Es sei frustrierend, dass es nicht mal eine rot-grüne Regierung schaffe, die Zukunft zu sichern, so Hermann. «Die Stimmung der sowieso schon wütenden Jugend wird sich noch mehr verstärken. Denn mit unserer Zukunft kann man nicht verhandeln. Wir lassen nicht zu, dass die Stadt Zürich auf Kosten unserer Zukunft und aller zukünftigen Generationen Kompromisse macht.»

Auch die Klimastadt Zürich kritisiert in ihrer Medienmitteilung Netto-Null 2040. «Weder mutig noch enkeltauglich», bezeichnet sie die neue Strategie des Zürcher Stadtrats und schreibt weiter: «Der Stadtrat verspielt die Chance, Zürich als führende Stadt im Kampf gegen die Klimakrise zu positionieren.»

Die SP indes begrüsse die umfangreiche Grundlagenarbeit zwar, bedauere aber die nach hinten verschobene Zielsetzung, heisst es in einer Medienmitteilung. Sie fordert, die Grosskonzerne in die Pflicht zu nehmen, die die Erdgas- und Erdölindustrie im Milliardenbereich finanziere. Die grösste Partei der Stadt kündigt an, bei der Beratung im Parlament das Tempo verschärfen zu wollen.

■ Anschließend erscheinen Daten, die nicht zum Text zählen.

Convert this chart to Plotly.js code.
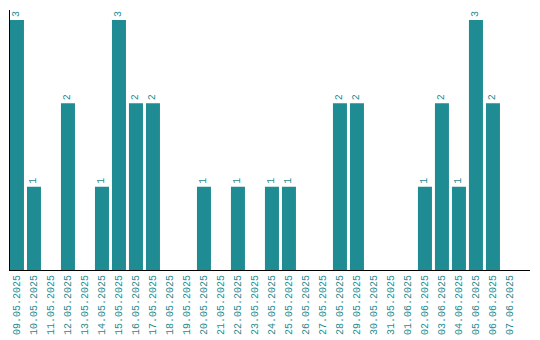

Auch die Grünen zeigen sich enttäuscht und betonen in ihrer Medienmitteilung abermals die Dringlichkeit der Situation und fordern den Stadtrat auf, die Wirtschaftlichkeit aller Massnahmen auf einer neuen Berechnungsgrundlage zu überprüfen. Denn der Klimawandel komme viel teurer zu stehen, als dessen Vermeidung.

Bereits heute gibt die Stadt 430 Millionen Franken für den Klimaschutz aus. Zur Erreichung des Klimaziels 2040 will der Stadtrat diesen Betrag mit Investitionen von der Wirtschaft, Privaten und der öffentlichen Hand um 90 Millionen aufstocken.

Bevor die Emissionen aber tatsächlich abgebaut werden können, muss das Ziel des Stadtrats noch in den Gemeinderat und kommt danach vor das Stimmvolk. Das Klima muss sich also noch etwas gedulden.